About Playing

Dear Bryce,

I want you to know that you’ve been doing a great job at life. Watching you grow this year has been a lesson to me. You love to play. Your mother said once that you lived to play. That still fits.

But you are such a good student. You do all your homework and usually finish it quickly so that you can play. Your teachers and we your parents have some difficulty keeping you from all that play when nobody else is ready to play. Even with those, there’s part of me that never wants you to stop playing. I want you to find a way to keep playing, to live playfully.

Part of me wants to say, when we’re at the table about to eat, before we pray, that we must be reverent. And part of me wants to edit myself and find a way to explain to you that all of prayer is playful. That the two in the eyes of the Divine are the same. I want to tell you that if you can balance living and playing, then you’ve lived well. I want to tell you to be as responsible as possible, to be as strong and generous as possible, and to do all of those without compromising play. I want you to be able to consistently revile in life, to be about playing, and to do so without compromising all those other important things.

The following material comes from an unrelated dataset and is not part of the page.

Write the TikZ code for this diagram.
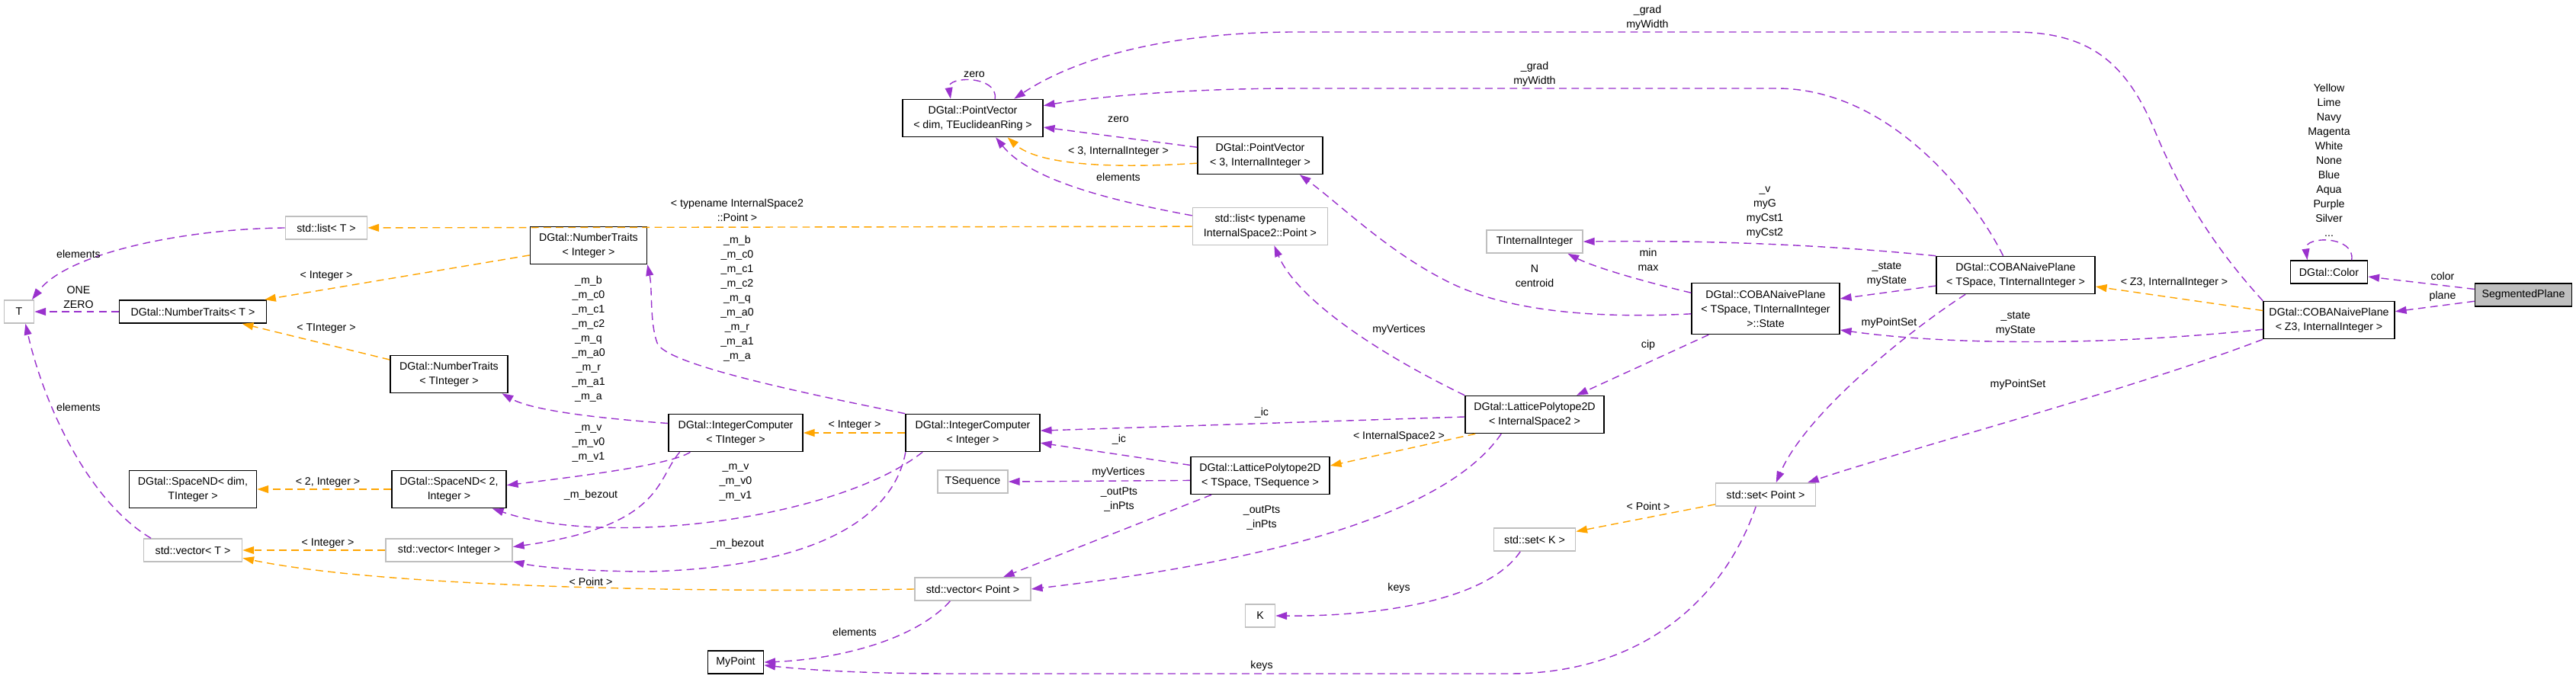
\documentclass[tikz,border=0pt]{standalone}
\usepackage{fontspec}
\setmainfont{Liberation Sans}
\usetikzlibrary{arrows.meta}
\definecolor{edgepurple}{HTML}{9A32CD}
\definecolor{edgeorange}{HTML}{FFA500}
\definecolor{boxgray}{HTML}{BFBFBF}

\begin{document}
\begin{tikzpicture}[x=0.025cm,y=-0.025cm,
  font=\fontsize{10.1}{13.5}\selectfont,
  box/.style={rectangle,inner sep=0pt,align=center,line width=1.1pt},
  cls/.style={box,draw=black},
  ext/.style={box,draw=boxgray},
  oneline/.style={minimum height=0.75cm},
  twoline/.style={minimum height=1.225cm},
  threeline/.style={minimum height=1.675cm},
  memb/.style={draw=edgepurple,line width=1pt,dash pattern=on 7pt off 4.5pt,
    -{Triangle[length=10.5pt,width=7pt]}},
  tmpl/.style={memb,draw=edgeorange},
  lbl/.style={align=center,inner sep=0pt}]
\useasboundingbox (0,0) rectangle (3379,891);

% classes
\node[cls,twoline,minimum width=4.6cm] (pvdim) at (1276,155) {DGtal::PointVector\\< dim, TEuclideanRing >};
\node[cls,twoline,minimum width=4.1cm] (pvthree) at (1653,204) {DGtal::PointVector\\< 3, InternalInteger >};
\node[ext,oneline,minimum width=2.675cm] (listT) at (428,299) {std::list< T >};
\node[ext,oneline,minimum width=0.975cm] (tparam) at (25,409) {T};
\node[cls,oneline,minimum width=4.825cm] (ntT) at (253,409) {DGtal::NumberTraits< T >};
\node[cls,twoline,minimum width=3.825cm] (ntInt) at (772,322) {DGtal::NumberTraits\\< Integer >};
\node[cls,twoline,minimum width=3.85cm] (ntTInt) at (589,491) {DGtal::NumberTraits\\< TInteger >};
\node[cls,twoline,minimum width=4.4cm] (icT) at (965,568) {DGtal::IntegerComputer\\< TInteger >};
\node[cls,twoline,minimum width=4.4cm] (icInt) at (1276,568) {DGtal::IntegerComputer\\< Integer >};
\node[ext,twoline,minimum width=4.425cm] (listPt) at (1653,297) {std::list< typename\\InternalSpace2::Point >};
\node[ext,oneline,minimum width=3.15cm] (tii) at (2013,317) {TInternalInteger};
\node[cls,threeline,minimum width=4.85cm] (state) at (2316,405) {DGtal::COBANaivePlane\\< TSpace, TInternalInteger\\ >::State};
\node[cls,twoline,minimum width=4.55cm] (lpIS) at (2013,544) {DGtal::LatticePolytope2D\\< InternalSpace2 >};
\node[cls,twoline,minimum width=5.2cm] (cobaT) at (2644,361) {DGtal::COBANaivePlane\\< TSpace, TInternalInteger >};
\node[cls,oneline,minimum width=2.525cm] (colorcls) at (3055,357) {DGtal::Color};
\node[cls,oneline,minimum width=3.175cm,fill=boxgray] (seg) at (3310,387) {SegmentedPlane};
\node[cls,twoline,minimum width=4.3cm] (cobaZ) at (3055,420) {DGtal::COBANaivePlane\\< Z3, InternalInteger >};
\node[cls,twoline,minimum width=4.175cm] (spDim) at (253,642) {DGtal::SpaceND< dim,\\TInteger >};
\node[cls,twoline,minimum width=3.75cm] (spTwo) at (589,642) {DGtal::SpaceND< 2,\\Integer >};
\node[ext,oneline,minimum width=3.225cm] (vecT) at (253,722) {std::vector< T >};
\node[ext,oneline,minimum width=4.15cm] (vecInt) at (589,722) {std::vector< Integer >};
\node[ext,oneline,minimum width=2.3cm] (tseq) at (1276,632) {TSequence};
\node[cls,twoline,minimum width=4.55cm] (lpTS) at (1653,624) {DGtal::LatticePolytope2D\\< TSpace, TSequence >};
\node[ext,oneline,minimum width=3.8cm] (vecPt) at (1276,773) {std::vector< Point >};
\node[cls,oneline,minimum width=1.825cm] (mypoint) at (965,869) {MyPoint};
\node[ext,oneline,minimum width=0.975cm] (kparam) at (1653,808) {K};
\node[ext,oneline,minimum width=3.275cm] (setPt) at (2316,649) {std::set< Point >};
\node[ext,oneline,minimum width=2.675cm] (setK) at (2013,708) {std::set< K >};

% members
\draw[memb] (seg) -- (colorcls);
\draw[memb] (seg) -- (cobaZ);
\draw[memb] (colorcls.28) .. controls (3090,309) and (3022,309) .. (colorcls.151);
\draw[memb] (pvdim.41) .. controls (1310,99) and (1242,99) .. (pvdim.139);
\draw[memb] (cobaZ.north west) .. controls (2900,320) and (2860,250) .. (2830,180)
  .. controls (2790,80) and (2740,42) .. (2640,42) -- (1700,42)
  .. controls (1550,42) and (1420,70) .. (pvdim.25);
\draw[memb] (cobaT.123) .. controls (2590,260) and (2480,116) .. (2330,116) -- (1700,116)
  .. controls (1550,116) and (1430,128) .. (pvdim.10);
\draw[memb] (listPt.171) .. controls (1450,262) and (1350,235) .. (pvdim.-40);
\draw[memb] (pvthree) -- (pvdim);
\draw[memb] (cobaT.north west) .. controls (2400,322) and (2250,315) .. (tii.east);
\draw[memb] (state.168) .. controls (2150,368) and (2090,350) .. (tii.-20);
\draw[memb] (state.184) .. controls (2100,418) and (1980,410) .. (1900,370)
  .. controls (1820,330) and (1760,270) .. (pvthree.-26);
\draw[memb] (state) -- (lpIS);
\draw[memb] (cobaT) -- (state);
\draw[memb] (cobaZ.188) .. controls (2750,455) and (2550,452) .. (state.-16);
\draw[memb] (cobaT.201) .. controls (2510,430) and (2370,540) .. (setPt.49);
\draw[memb] (cobaZ.south west) .. controls (2800,510) and (2500,590) .. (setPt.16);
\draw[memb] (lpIS) -- (icInt);
\draw[memb] (lpTS) -- (icInt);
\draw[memb] (lpIS.north west) .. controls (1800,460) and (1700,390) .. (listPt.-54);
\draw[memb] (lpIS.210) .. controls (1880,700) and (1550,750) .. (vecPt.east);
\draw[memb] (lpTS.184) -- (tseq.east);
\draw[memb] (lpTS) -- (vecPt);
\draw[memb] (vecPt.208) .. controls (1200,840) and (1100,865) .. (mypoint.east);
\draw[memb] (setPt.231) .. controls (2260,790) and (2150,884) .. (1980,884) -- (1250,884)
  .. controls (1120,884) and (1050,878) .. (mypoint.-6);
\draw[memb] (setK.220) .. controls (1950,790) and (1800,809) .. (kparam.east);
\draw[memb] (ntT) -- (tparam);
\draw[memb] (listT.west) .. controls (250,300) and (90,330) .. (tparam.43);
\draw[memb] (vecT.164) .. controls (120,660) and (60,540) .. (tparam.-62);
\draw[memb] (icInt.north west) .. controls (1050,515) and (872,478) .. (862,450)
  .. controls (852,422) and (856,380) .. (ntInt.-18);
\draw[memb] (icT.172) .. controls (800,550) and (700,540) .. (ntTInt.-20);
\draw[memb] (icT.203) .. controls (880,610) and (760,625) .. (spTwo.4);
\draw[memb] (icT.199) .. controls (860,630) and (870,690) .. (vecInt.3);
\draw[memb] (icInt.201) .. controls (1100,680) and (800,720) .. (spTwo.-24);
\draw[memb] (icInt.196) .. controls (1170,690) and (1050,745) .. (850,750)
  .. controls (780,750) and (710,745) .. (vecInt.-10);

% templates
\draw[tmpl] (icInt) -- (icT);
\draw[tmpl] (ntInt) -- (ntT);
\draw[tmpl] (ntTInt) -- (ntT);
\draw[tmpl] (spTwo) -- (spDim);
\draw[tmpl] (vecInt) -- (vecT);
\draw[tmpl] (vecPt.west) .. controls (900,778) and (500,770) .. (vecT.-9);
\draw[tmpl] (listPt) -- (listT);
\draw[tmpl] (pvthree.187) .. controls (1450,222) and (1360,215) .. (pvdim.-29);
\draw[tmpl] (lpIS.198) -- (lpTS.8);
\draw[tmpl] (setPt) -- (setK);
\draw[tmpl] (cobaZ) -- (cobaT);

% labels
\node[lbl] (lColor) at (3204,362) {color};
\node[lbl] (lPlane) at (3204,389) {plane};
\node[lbl] (lColors) at (3055,210) {Yellow\\Lime\\Navy\\Magenta\\White\\None\\Blue\\Aqua\\Purple\\Silver\\...};
\node[lbl] (lGradTop) at (2161,23) {\_grad\\myWidth};
\node[lbl] (lGrad) at (2013,97) {\_grad\\myWidth};
\node[lbl] (lZeroSelf) at (1278,98) {zero};
\node[lbl] (lZero) at (1467,157) {zero};
\node[lbl] (lPvThree) at (1467,199) {< 3, InternalInteger >};
\node[lbl] (lElemPv) at (1467,232) {elements};
\node[lbl] (lListPt) at (967,276) {< typename InternalSpace2\\::Point >};
\node[lbl] (lCst) at (2315,279) {\_v\\myG\\myCst1\\myCst2};
\node[lbl] (lMinMax) at (2162,341) {min\\max};
\node[lbl] (lCentroid) at (2013,362) {N\\centroid};
\node[lbl] (lStateT) at (2475,360) {\_state\\myState};
\node[lbl] (lZThree) at (2852,371) {< Z3, InternalInteger >};
\node[lbl] (lPointSetT) at (2478,424) {myPointSet};
\node[lbl] (lStateZ) at (2644,425) {\_state\\myState};
\node[lbl] (lCip) at (2162,453) {cip};
\node[lbl] (lPointSetZ) at (2647,505) {myPointSet};
\node[lbl] (lVertIS) at (1835,433) {myVertices};
\node[lbl] (lIcIS) at (1655,542) {\_ic};
\node[lbl] (lIcTS) at (1468,577) {\_ic};
\node[lbl] (lSpaceTwo) at (1835,573) {< InternalSpace2 >};
\node[lbl] (lVertTS) at (1467,620) {myVertices};
\node[lbl] (lOutTS) at (1468,656) {\_outPts\\\_inPts};
\node[lbl] (lOutIS) at (1655,680) {\_outPts\\\_inPts};
\node[lbl] (lSetPt) at (2162,664) {< Point >};
\node[lbl] (lKeysK) at (1835,772) {keys};
\node[lbl] (lKeysPt) at (1655,874) {keys};
\node[lbl] (lElemMyPt) at (1121,829) {elements};
\node[lbl] (lVecPt) at (775,763) {< Point >};
\node[lbl] (lBezInt) at (967,714) {\_m\_bezout};
\node[lbl] (lMvInt) at (965,633) {\_m\_v\\\_m\_v0\\\_m\_v1};
\node[lbl] (lBezT) at (775,650) {\_m\_bezout};
\node[lbl] (lMvT) at (772,582) {\_m\_v\\\_m\_v0\\\_m\_v1};
\node[lbl] (lIntIc) at (1121,558) {< Integer >};
\node[lbl] (lMbInt) at (967,392) {\_m\_b\\\_m\_c0\\\_m\_c1\\\_m\_c2\\\_m\_q\\\_m\_a0\\\_m\_r\\\_m\_a1\\\_m\_a};
\node[lbl] (lMbT) at (772,445) {\_m\_b\\\_m\_c0\\\_m\_c1\\\_m\_c2\\\_m\_q\\\_m\_a0\\\_m\_r\\\_m\_a1\\\_m\_a};
\node[lbl] (lNtInt) at (428,362) {< Integer >};
\node[lbl] (lNtTInt) at (428,431) {< TInteger >};
\node[lbl] (lSp) at (430,633) {< 2, Integer >};
\node[lbl] (lVecInt) at (430,713) {< Integer >};
\node[lbl] (lOneZero) at (103,390) {ONE\\ZERO};
\node[lbl] (lElemList) at (103,333) {elements};
\node[lbl] (lElemVec) at (103,534) {elements};
\end{tikzpicture}
\end{document}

It is a succinct picture of Sabbath. It is a simple way of expressing joy. It is pure and honest and descriptive of your personality. It is, in a sense, who you are. That is both frightening for the stark clarity that is you and enlivening because it is a kind of complete integrity on display.

I want you to play. In some ways, son, that’s all I want you to do. Perhaps the best thing I can tell you is to find a way to always play. To get the other stuff done. To do the homework. To clean your room. To get all those things “out of the way” so that you can do what you love, do what you live to do.

Perhaps it’ll take me a few years to fine tune my message, to figure out how to present that lesson to you well. Right now, you’ve got the playing thing down. I hope you never lose it. I hope in my efforts to father you that I don’t hamper it. And I hope you keep teaching me this year and that I learn a bit more about play.